Cet accouplement surprenant, contre-nature peut-être, et dont le fruit ne pouvait être que monstrueux, génère néanmoins une beauté vénéneuse, mélancolique et douloureuse, à l'image de 'Satyriko Orgio (Satyrs' Orgy)', pièce aussi sauvage que mélodieuse qui voit s'affronter en sa section centrale les mânes de Gong et Satyricon. C'est même l'ensemble de l'album qui repose sur cette délicate alchimie, équilibre fragile maintenu par une belle maîtrise de l'écriture et le maniement virtuose de la science des contrastes.

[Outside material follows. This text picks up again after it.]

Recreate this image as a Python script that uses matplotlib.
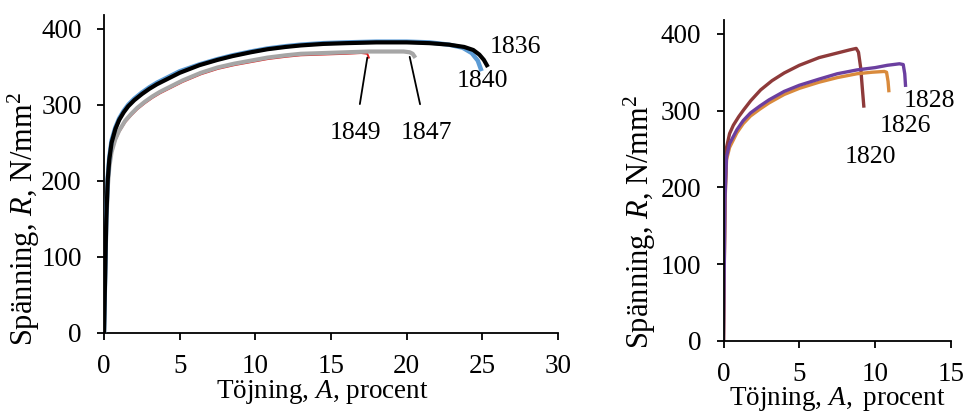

Cette rigueur n'empêche pas "Oi Magoi" de se déployer dans maintes directions, dépliant ses différentes strates jusqu'à constituer de véritables labyrinthes hantés par les mélodies sensuelles des claviers et des chœurs, tapissés de riffs agressifs et virevoltants, faillés de gouffres ténébreux desquels surgit le chant de Theoharis, tour à tout éructé et incantatoire. 'Blood Guru', avec son entame art-rock, mais aussi 'Demon For A Day' et 'Hunters', en dépit de légères différences structurelles, s'arriment toutes trois à cette esthétique aussi chaotique qu'élégante.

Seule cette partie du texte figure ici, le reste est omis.